Thursday, March 16, 2006

Democracy Is Tough

All one has to do is open a newspaper or watch television to know that the next few years will be tough. There will be continuing infighting over the formation of a government. Guerrilla attacks and backroom deals will be the norm. The religious fundamentalists will try to hijack the nation, and different parts of the country will look out for their own interests. Embedded reporters will travel with factional operatives behind enemy lines, and more stories of sabotage and warnings of vote rigging will emerge. Yes, America, the US presidential campaign has started!

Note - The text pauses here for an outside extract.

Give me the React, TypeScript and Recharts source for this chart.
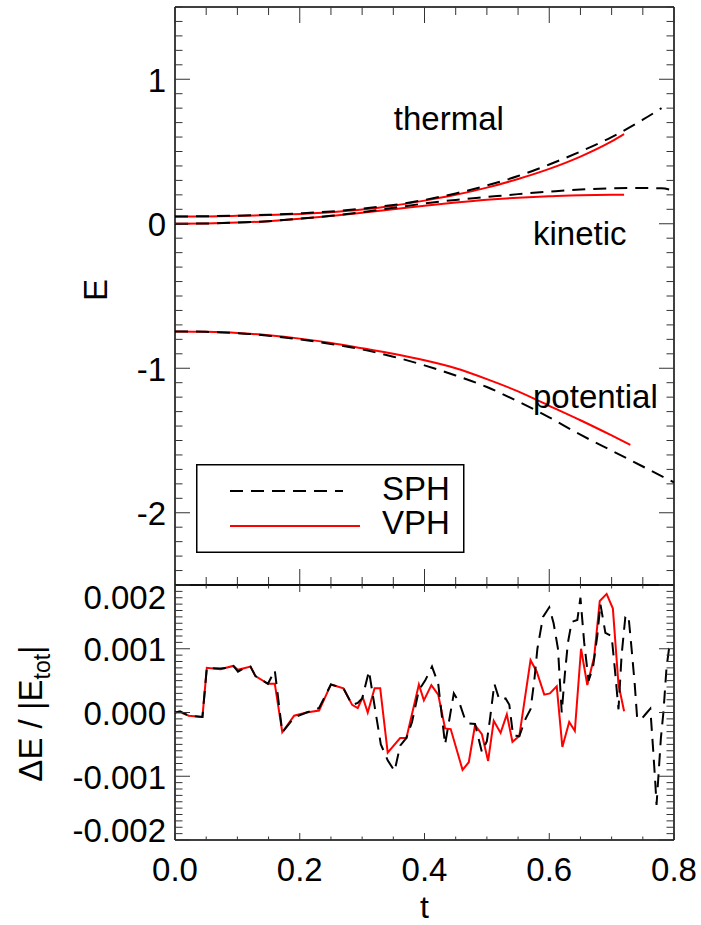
import React from "react";
import { LineChart, Line, XAxis, YAxis, Legend, ReferenceDot, Label } from "recharts";

const FONT = "'Liberation Sans', Arial, Helvetica, sans-serif";
const FS = 33;

// top panel: energies vs t  ([t, E])
const thermalSph = [
  [0, 0.05], [0.05, 0.052], [0.1, 0.056], [0.15, 0.062], [0.2, 0.072], [0.25, 0.085],
  [0.3, 0.105], [0.35, 0.13], [0.4, 0.165], [0.45, 0.21], [0.5, 0.265], [0.55, 0.33],
  [0.6, 0.41], [0.65, 0.5], [0.7, 0.6], [0.75, 0.72], [0.78, 0.8],
];
const thermalVph = [
  [0, 0.05], [0.05, 0.051], [0.1, 0.055], [0.15, 0.06], [0.2, 0.068], [0.25, 0.08],
  [0.3, 0.098], [0.35, 0.125], [0.4, 0.16], [0.45, 0.2], [0.5, 0.25], [0.55, 0.31],
  [0.6, 0.38], [0.65, 0.465], [0.7, 0.57], [0.72, 0.62],
];
const kineticSph = [
  [0, 0], [0.05, 0.002], [0.1, 0.008], [0.15, 0.018], [0.2, 0.035], [0.25, 0.055],
  [0.3, 0.08], [0.35, 0.11], [0.4, 0.14], [0.45, 0.165], [0.5, 0.185], [0.55, 0.205],
  [0.6, 0.222], [0.65, 0.237], [0.7, 0.245], [0.75, 0.248], [0.78, 0.245], [0.8, 0.23],
];
const kineticVph = [
  [0, 0], [0.05, 0.002], [0.1, 0.008], [0.15, 0.018], [0.2, 0.034], [0.25, 0.053],
  [0.3, 0.076], [0.35, 0.1], [0.4, 0.125], [0.45, 0.147], [0.5, 0.166], [0.55, 0.18],
  [0.6, 0.19], [0.65, 0.198], [0.7, 0.2], [0.72, 0.2],
];
const potentialSph = [
  [0, -0.745], [0.05, -0.748], [0.1, -0.757], [0.15, -0.775], [0.2, -0.8], [0.25, -0.832],
  [0.3, -0.87], [0.35, -0.92], [0.4, -0.98], [0.45, -1.05], [0.5, -1.13], [0.55, -1.23],
  [0.6, -1.34], [0.65, -1.46], [0.7, -1.57], [0.75, -1.68], [0.8, -1.79],
];
const potentialVph = [
  [0, -0.745], [0.05, -0.748], [0.1, -0.756], [0.15, -0.772], [0.2, -0.795], [0.25, -0.825],
  [0.3, -0.862], [0.35, -0.9], [0.4, -0.945], [0.45, -1.0], [0.5, -1.075], [0.55, -1.16],
  [0.6, -1.26], [0.65, -1.36], [0.7, -1.465], [0.73, -1.53],
];

// bottom panel: relative energy error, in units of 1e-3
const vphT = [
  0, 0.01, 0.022, 0.044, 0.051, 0.073, 0.093, 0.101, 0.121, 0.129, 0.149, 0.16, 0.172, 0.191,
  0.211, 0.231, 0.25, 0.27, 0.284, 0.293, 0.301, 0.309, 0.32, 0.329, 0.341, 0.361, 0.371,
  0.391, 0.399, 0.411, 0.422, 0.433, 0.442, 0.461, 0.471, 0.481, 0.492, 0.502, 0.511, 0.522,
  0.532, 0.541, 0.552, 0.57, 0.58, 0.592, 0.601, 0.612, 0.621, 0.632, 0.641, 0.651, 0.661,
  0.672, 0.681, 0.692, 0.702, 0.711, 0.72,
];
const vphErr = [
  0, 0, -0.05, -0.07, 0.7, 0.68, 0.73, 0.67, 0.72, 0.57, 0.45, 0.45, -0.31, -0.05,
  0, 0.03, 0.44, 0.38, 0.12, 0.07, 0.24, 0, 0.38, 0.38, -0.63, -0.4, -0.4,
  0.44, 0.19, 0.43, 0.28, -0.25, -0.26, -0.9, -0.78, -0.2, -0.34, -0.76, -0.13, -0.32,
  -0.03, -0.46, -0.37, 0.82, 0.64, 0.28, 0.3, 0.41, -0.54, -0.15, -0.29, 1.0, 0.43,
  0.87, 1.75, 1.86, 1.63, 0.44, 0.02,
];
const sphT = [
  0, 0.008, 0.022, 0.044, 0.051, 0.073, 0.085, 0.093, 0.101, 0.111, 0.121, 0.129, 0.149, 0.16,
  0.172, 0.191, 0.211, 0.231, 0.25, 0.27, 0.284, 0.293, 0.3, 0.311, 0.32, 0.33, 0.341, 0.352,
  0.361, 0.371, 0.38, 0.391, 0.401, 0.412, 0.422, 0.433, 0.447, 0.456, 0.464, 0.471, 0.481,
  0.492, 0.5, 0.505, 0.512, 0.52, 0.53, 0.536, 0.542, 0.552, 0.562, 0.57, 0.576, 0.581, 0.59,
  0.6, 0.607, 0.614, 0.62, 0.625, 0.63, 0.636, 0.645, 0.65, 0.656, 0.663, 0.67, 0.677, 0.682,
  0.69, 0.7, 0.705, 0.711, 0.716, 0.722, 0.727, 0.732, 0.737, 0.741, 0.748, 0.755, 0.762,
  0.766, 0.77, 0.772, 0.779, 0.783, 0.788, 0.792, 0.8,
];
const sphErr = [
  0, 0.02, -0.05, -0.07, 0.7, 0.69, 0.7, 0.74, 0.64, 0.7, 0.72, 0.57, 0.45, 0.66,
  -0.31, -0.08, 0, 0.07, 0.44, 0.38, 0.12, 0.15, 0.22, 0.65, 0.1, -0.5, -0.75, -0.92,
  -0.52, -0.4, -0.15, 0.35, 0.5, 0.72, 0.45, -0.5, 0.3, 0.15, -0.08, -0.17, -0.18,
  -0.62, -0.45, -0.1, 0.45, 0.2, 0.22, 0.12, -0.36, -0.37, -0.1, 0.05, 0.5, 1.0, 1.5,
  1.65, 1.4, 1.0, 0, 0.6, 1.1, 1.42, 1.45, 1.8, 1.1, 0.5, 0.7, 1.2, 1.7,
  1.25, 1.2, 0.7, 0.05, 0.9, 1.5, 1.52, 1.0, 0.45, -0.1, -0.1, -0.02, 0.06,
  -0.5, -1.1, -1.45, -0.4, 0, 0.7, 1.0, 1.04,
];

// axis ticks
const tMajor = [0, 0.2, 0.4, 0.6, 0.8];
const eMajor = [-2, -1, 0, 1];
const errMajor = [-2, -1, 0, 1, 2];

const legendItems = [
  { name: "SPH", color: "#000000", dash: "13 8", len: 113 },
  { name: "VPH", color: "#ff0000", dash: undefined, len: 130 },
];

const pairs = (a: number[][]) => a.map(([t, v]) => ({ t, v }));
const zip = (t: number[], v: number[]) => t.map((x, i) => ({ t: x, v: v[i] }));
const steps = (a: number, b: number, s: number) =>
  Array.from({ length: Math.round((b - a) / s) + 1 }, (_, i) => +(a + i * s).toFixed(6));
const isMajor = (majors: number[], v: number) => majors.some((m) => Math.abs(m - v) < 1e-6);

const tTicks = steps(0, 0.8, 0.05);
const eTicks = steps(-2.5, 1.5, 0.1);
const errTicks = steps(-2, 2, 0.1);

const TICK = { stroke: "#333", strokeWidth: 1 };
const AXIS = { stroke: "#000", strokeWidth: 1.5 };

function tickFn(
  side: "top" | "bottom" | "left" | "right",
  len: number,
  majors: number[],
  fmt?: (v: number) => string,
  nudge?: (v: number) => number
) {
  return (props: any) => {
    const { x, y, payload } = props;
    const v = payload.value;
    const maj = isMajor(majors, v);
    const L = maj ? len : len / 2;
    let line;
    if (side === "bottom") line = <line x1={x} y1={y} x2={x} y2={y - L} {...TICK} />;
    else if (side === "top") line = <line x1={x} y1={y} x2={x} y2={y + L} {...TICK} />;
    else if (side === "left") line = <line x1={x} y1={y} x2={x + L} y2={y} {...TICK} />;
    else line = <line x1={x} y1={y} x2={x - L} y2={y} {...TICK} />;
    let label = null;
    if (fmt && maj) {
      label =
        side === "bottom" ? (
          <text x={x} y={y + 41} textAnchor="middle" fontSize={FS} fontFamily={FONT} fill="#000">
            {fmt(v)}
          </text>
        ) : (
          <text
            x={x - 9}
            y={y + 1 + (nudge ? nudge(v) : 0)}
            textAnchor="end"
            dominantBaseline="central"
            fontSize={FS}
            fontFamily={FONT}
            fill="#000"
          >
            {fmt(v)}
          </text>
        );
    }
    return (
      <g>
        {line}
        {label}
      </g>
    );
  };
}

const Annot = (props: any) => {
  const { viewBox, value } = props;
  return (
    <text
      x={viewBox.x + viewBox.width / 2}
      y={viewBox.y + viewBox.height / 2}
      textAnchor="middle"
      fontSize={FS}
      fontFamily={FONT}
      fill="#000"
    >
      {value}
    </text>
  );
};

const LegendBox = () => (
  <svg width={269} height={90} style={{ display: "block" }}>
    <rect x={0.75} y={0.75} width={267} height={87.5} fill="#fff" stroke="#000" strokeWidth={1.5} />
    {legendItems.map((it, i) => (
      <g key={it.name}>
        <line
          x1={34}
          x2={34 + it.len}
          y1={27 + i * 35}
          y2={27 + i * 35}
          stroke={it.color}
          strokeWidth={2}
          strokeDasharray={it.dash}
        />
        <text x={186} y={36 + i * 34} fontSize={FS} fontFamily={FONT} fill="#000">
          {it.name}
        </text>
      </g>
    ))}
  </svg>
);

const sphLine = { stroke: "#000", strokeWidth: 2, strokeDasharray: "13 8", dot: false };
const vphLine = { stroke: "#ff0000", strokeWidth: 2, dot: false };

export default function App() {
  const top = [
    { key: "thV", data: pairs(thermalVph), s: vphLine },
    { key: "kiV", data: pairs(kineticVph), s: vphLine },
    { key: "poV", data: pairs(potentialVph), s: vphLine },
    { key: "thS", data: pairs(thermalSph), s: sphLine },
    { key: "kiS", data: pairs(kineticSph), s: sphLine },
    { key: "poS", data: pairs(potentialSph), s: sphLine },
  ];
  return (
    <div style={{ position: "absolute", left: 0, top: 0, width: 701, height: 925, background: "#fff", overflow: "hidden" }}>
      <div style={{ position: "absolute", left: 0, top: 0 }}>
        <LineChart width={701} height={586} margin={{ top: 6, right: 26, bottom: 0, left: 174 }}>
          <XAxis xAxisId="b" dataKey="t" type="number" domain={[0, 0.8]} allowDataOverflow
            ticks={tTicks} interval={0} height={1} tickSize={0} tickMargin={0}
            axisLine={AXIS} tickLine={false} tick={tickFn("bottom", 16, tMajor)} />
          <XAxis xAxisId="t" orientation="top" dataKey="t" type="number" domain={[0, 0.8]} allowDataOverflow
            ticks={tTicks} interval={0} height={1} tickSize={0} tickMargin={0}
            axisLine={AXIS} tickLine={false} tick={tickFn("top", 16, tMajor)} />
          <YAxis yAxisId="l" type="number" domain={[-2.5, 1.5]} allowDataOverflow
            ticks={eTicks} interval={0} width={1} tickSize={0} tickMargin={0}
            axisLine={AXIS} tickLine={false} tick={tickFn("left", 15, eMajor, (v) => String(v))}>
            <Label
              content={(p: any) => (
                <text transform={`translate(${p.viewBox.x - 67}, 290) rotate(-90)`} textAnchor="middle"
                  fontSize={FS} fontFamily={FONT} fill="#000">E</text>
              )}
            />
          </YAxis>
          <YAxis yAxisId="r" orientation="right" type="number" domain={[-2.5, 1.5]} allowDataOverflow
            ticks={eTicks} interval={0} width={1} tickSize={0} tickMargin={0}
            axisLine={AXIS} tickLine={false} tick={tickFn("right", 15, eMajor)} />
          {top.map((l) => (
            <Line key={l.key} xAxisId="b" yAxisId="l" data={l.data} dataKey="v" type="monotone"
              isAnimationActive={false} {...l.s} />
          ))}
          <ReferenceDot xAxisId="b" yAxisId="l" x={0.439} y={0.649} r={0} fill="none" stroke="none"
            label={<Label value="thermal" content={Annot} />} />
          <ReferenceDot xAxisId="b" yAxisId="l" x={0.649} y={-0.147} r={0} fill="none" stroke="none"
            label={<Label value="kinetic" content={Annot} />} />
          <ReferenceDot xAxisId="b" yAxisId="l" x={0.674} y={-1.273} r={0} fill="none" stroke="none"
            label={<Label value="potential" content={Annot} />} />
          <Legend layout="vertical" align="center" verticalAlign="middle"
            wrapperStyle={{ left: 196, top: 464, width: 269, height: 90 }} content={() => <LegendBox />} />
        </LineChart>
      </div>
      <div style={{ position: "absolute", left: 0, top: 564 }}>
        <LineChart width={701} height={380} margin={{ top: 20, right: 26, bottom: 103, left: 174 }}>
          <XAxis xAxisId="b" dataKey="t" type="number" domain={[0, 0.8]} allowDataOverflow
            ticks={tTicks} interval={0} height={1} tickSize={0} tickMargin={0}
            axisLine={AXIS} tickLine={false} tick={tickFn("bottom", 7, tMajor, (v) => v.toFixed(1))}>
            <Label
              content={(p: any) => (
                <text x={p.viewBox.x + p.viewBox.width / 2} y={p.viewBox.y + 78} textAnchor="middle"
                  fontSize={32} fontFamily={FONT} fill="#000">t</text>
              )}
            />
          </XAxis>
          <XAxis xAxisId="t" orientation="top" dataKey="t" type="number" domain={[0, 0.8]} allowDataOverflow
            ticks={tTicks} interval={0} height={1} tickSize={0} tickMargin={0}
            axisLine={AXIS} tickLine={false} tick={tickFn("top", 7, tMajor)} />
          <YAxis yAxisId="l" type="number" domain={[-2, 2]} allowDataOverflow
            ticks={errTicks} interval={0} width={1} tickSize={0} tickMargin={0}
            axisLine={AXIS} tickLine={false}
            tick={tickFn("left", 15, errMajor, (v) => (v / 1000).toFixed(3), (v) => (v >= 2 ? 11 : v <= -2 ? -11 : 0))}>
            <Label
              content={(p: any) => (
                <text transform={`translate(${p.viewBox.x - 132}, ${p.viewBox.y + p.viewBox.height / 2 + 1}) rotate(-90)`}
                  textAnchor="middle" fontSize={FS} fontFamily={FONT} fill="#000">
                  <tspan>ΔE / |E</tspan>
                  <tspan fontSize={23} dy={8}>tot</tspan>
                  <tspan dy={-8}>|</tspan>
                </text>
              )}
            />
          </YAxis>
          <YAxis yAxisId="r" orientation="right" type="number" domain={[-2, 2]} allowDataOverflow
            ticks={errTicks} interval={0} width={1} tickSize={0} tickMargin={0}
            axisLine={AXIS} tickLine={false} tick={tickFn("right", 15, errMajor)} />
          <Line xAxisId="b" yAxisId="l" data={zip(vphT, vphErr)} dataKey="v" type="linear"
            isAnimationActive={false} {...vphLine} />
          <Line xAxisId="b" yAxisId="l" data={zip(sphT, sphErr)} dataKey="v" type="linear"
            isAnimationActive={false} {...sphLine} />
        </LineChart>
      </div>
    </div>
  );
}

There are several unique features about this election cycle. Firstly, there is no obvious candidate-in-waiting in the incumbent party. According to the constitution, W can’t run again, and Dick Cheney has decided that he’s not interested in a job with less power than the one he has now. So it’s a bit of a free-for-all for the Republicans. Their season started last weekend in Memphis when six hopefuls kicked off the political equivalent of Pop Idol. Of course, it’s also a bit of a free-for-all for the Democrats, but that’s not unique. Democrats would rather oppose each other than oppose Republicans. Some time in the future they will have their national convention in Jonestown, Guiana, argue with each other over a 55 gallon drum of Kool-Aid, and call it a day. But for the 2008 election, both parties are rolling out more contenders than usually compete in the Miss Brake Fluid Pageant.

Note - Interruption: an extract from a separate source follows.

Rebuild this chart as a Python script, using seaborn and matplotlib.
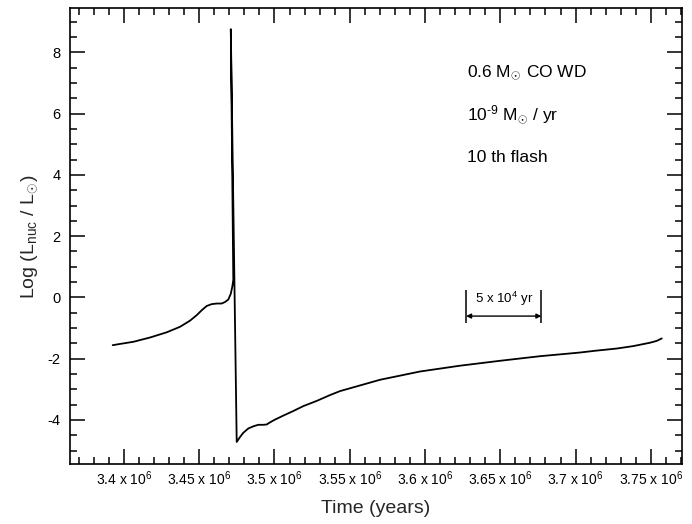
import matplotlib
matplotlib.use("Agg")
import matplotlib.pyplot as plt
import seaborn as sns
import pandas as pd
from matplotlib.ticker import FixedLocator, FixedFormatter, MultipleLocator

# Nuclear luminosity through the 10th hydrogen flash (time in years)
time_yr = [3.39256e6, 3.39741e6, 3.40625e6, 3.41734e6, 3.42843e6, 3.43727e6,
           3.44391e6, 3.44836e6, 3.45168e6, 3.45500e6, 3.45832e6, 3.46165e6,
           3.46497e6, 3.46716e6, 3.46935e6, 3.47094e6, 3.47201e6, 3.47267e6,
           3.47101e6,
           3.47493e6, 3.47712e6, 3.47931e6, 3.48264e6, 3.48596e6, 3.48928e6,
           3.49260e6, 3.49486e6, 3.49705e6, 3.50037e6, 3.50588e6, 3.51252e6,
           3.51917e6, 3.52807e6, 3.53690e6, 3.54354e6, 3.57011e6, 3.59668e6,
           3.62325e6, 3.64982e6, 3.67639e6, 3.70296e6, 3.71347e6, 3.72734e6,
           3.73836e6, 3.74946e6, 3.75390e6, 3.75723e6]
log_lnuc = [-1.56, -1.52, -1.45, -1.31, -1.14, -0.96,
            -0.76, -0.58, -0.42, -0.28, -0.22, -0.20,
            -0.20, -0.15, -0.07, 0.11, 0.35, 0.57,
            8.76,
            -4.72, -4.56, -4.42, -4.28, -4.21, -4.16,
            -4.16, -4.15, -4.08, -3.99, -3.86, -3.71,
            -3.55, -3.38, -3.19, -3.06, -2.69, -2.42,
            -2.23, -2.07, -1.92, -1.80, -1.74, -1.67,
            -1.59, -1.48, -1.42, -1.34]

x_ticks = [3.40e6, 3.45e6, 3.50e6, 3.55e6, 3.60e6, 3.65e6, 3.70e6, 3.75e6]
x_tick_labels = ["3.4 x 10$^6$", "3.45 x 10$^6$", "3.5 x 10$^6$", "3.55 x 10$^6$",
                 "3.6 x 10$^6$", "3.65 x 10$^6$", "3.7 x 10$^6$", "3.75 x 10$^6$"]
y_ticks = [-4, -2, 0, 2, 4, 6, 8]
y_tick_labels = ["-4", "-2", "0", "2", "4", "6", "8"]

# Time-scale bar: 5 x 10^4 yr
bar_start, bar_end = 3.6273e6, 3.6773e6
bar_low, bar_high, bar_arrow, bar_text = -0.84, 0.24, -0.61, -0.06

SUN = "$_{\\!\\odot\\!}$"
info_lines = ["0.6 M" + SUN + " CO WD", "10$^{\u20109}$ M" + SUN + " / yr", "10 th flash"]

sns.set_theme(style="ticks")
plt.rcParams.update({
    "font.family": ["Liberation Sans", "DejaVu Sans"],
    "mathtext.fontset": "custom",
    "mathtext.rm": "Liberation Sans",
    "mathtext.it": "Liberation Sans:italic",
    "mathtext.bf": "Liberation Sans:bold",
    "axes.linewidth": 1.2,
    "axes.edgecolor": "black",
    "text.color": "black",
    "xtick.color": "black",
    "ytick.color": "black",
})

fig = plt.figure(figsize=(6.92, 5.24), dpi=100)
ax = fig.add_axes([70 / 692, 1 - 464.3 / 524, 612 / 692, 456.6 / 524])

df = pd.DataFrame({"t": time_yr, "L": log_lnuc})
sns.lineplot(data=df, x="t", y="L", sort=False, estimator=None, color="black",
             lw=1.3, ax=ax)

ax.set_xlim(3.3642e6, 3.7707e6)
ax.set_ylim(-5.45, 9.46)

ax.xaxis.set_major_locator(FixedLocator(x_ticks))
ax.xaxis.set_major_formatter(FixedFormatter(x_tick_labels))
ax.xaxis.set_minor_locator(MultipleLocator(1e4))
ax.yaxis.set_major_locator(FixedLocator(y_ticks))
ax.yaxis.set_major_formatter(FixedFormatter(y_tick_labels))
ax.yaxis.set_minor_locator(MultipleLocator(0.5))

ax.tick_params(which="both", direction="in", top=True, right=True, width=1.1)
ax.tick_params(which="major", length=10.5)
ax.tick_params(which="minor", length=5)
ax.tick_params(axis="x", which="major", labelsize=10, pad=4)
ax.tick_params(axis="y", which="major", labelsize=10.5, pad=7)

ax.set_xlabel("Time (years)", fontsize=14)
ax.set_ylabel("Log (L$_{\\rm nuc}$ / L" + SUN + ")", fontsize=14)
ax.xaxis.set_label_coords(0.5, -0.078)
ax.yaxis.set_label_coords(-0.049, 0.498)

for i, line in enumerate(info_lines):
    ax.text(0.6487, 0.857 - i * 0.092, line, transform=ax.transAxes,
            fontsize=12.5, va="center", ha="left")

ax.vlines([bar_start, bar_end], bar_low, bar_high, color="black", lw=1.1)
ax.annotate("", xy=(bar_end, bar_arrow), xytext=(bar_start, bar_arrow),
            arrowprops=dict(arrowstyle="<|-|>", color="black", lw=1.0,
                            mutation_scale=7, shrinkA=0, shrinkB=0))
ax.text((bar_start + bar_end) / 2, bar_text, "5 x 10$^4$ yr", fontsize=9.5,
        ha="center", va="center")

fig.savefig("out.png", dpi=100)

The second unique feature of this campaign is the likelihood that none of the hopefuls will accept any public funding for their campaigns. The good news is that tax payers don’t have to shell out for the mountains of rubber chicken and the millions of balloons that are so essential to guaranteeing democracy. The bad news is that there will be no limit on how much these guys can beg, borrow, steal, and spend. The last time around, Bush and Kerry raised $274.7 million and $273 million respectively. That allowed them to buy enough TV adverts to make the Weather Channel the most popular station in the country. According to one observer, “There’s a growing sense that there is going to be a $100 million entry fee at the end of 2007 to be considered a serious candidate.”

The estimates for the upcoming campaign come in at about $400 million for each of the eventual nominees of the two main parties. To put that in perspective, $800 million dollars could build one and a half bridges in Alaska, or pay for desperately needed Spanish lessons for all Americans living in Arizona, New Mexico and Chicago, or cover the long delayed renovation of the Congressional Health Club and Wine Bar. $800 million is serious money; and that is not the full story. If campaign costs for the 2008 House and Senate elections are added in, Washington wannabees are likely to spend north of a billion dollars. That’s enough TV campaign adverts to make the average American kill to watch reruns of the Lawrence Welk Show or Lost in Space.

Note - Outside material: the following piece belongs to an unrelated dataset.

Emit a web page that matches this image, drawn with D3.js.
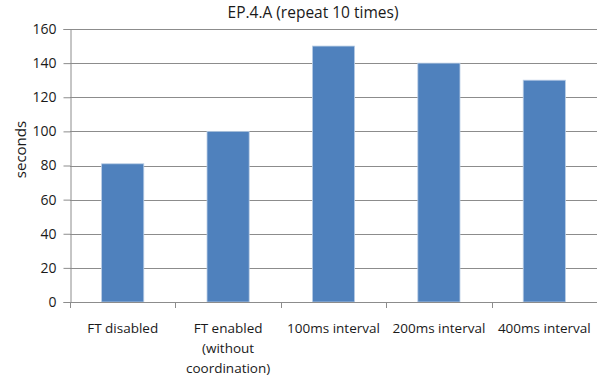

Of course, there may be an alternative to what will surely be thirty months of living through conditions that violate the Geneva Convention and the UN Charter of Human Rights. $1 billion should be enough to buy some country like Andorra or Malta. The politicians could then have their own country to make miserable and let the rest of us get on with our lives. On second thought, what did Andorra or Malta ever do to the United States?

5 Comments:

Blogger Jorge said...

Now at least I can say I'm not running for president because of money issues. Because, I'm often asked that. Yeah.

2:07 PM  
Blogger L said...

I'm nervous that things will get worse.... the average citizen seems to be getting more and more conservative, less and less concerned with science and facts-- and more and more concerned with forcing everyone else to conform to their worldview (the push in Missouri to make Christianity the official religion being just one of many examples)

8:09 PM  
Anonymous Look What Dave Found said...

Great article.. thanks! And I live in Missouri.. didn't use to. It's funny being in the middle of the Bible Belt all of a sudden!

12:19 AM  
Anonymous ender said...

best. commentary. ever.

7:11 AM  
Blogger Ed Dickson said...

This blog is a great read. Plan to return to it!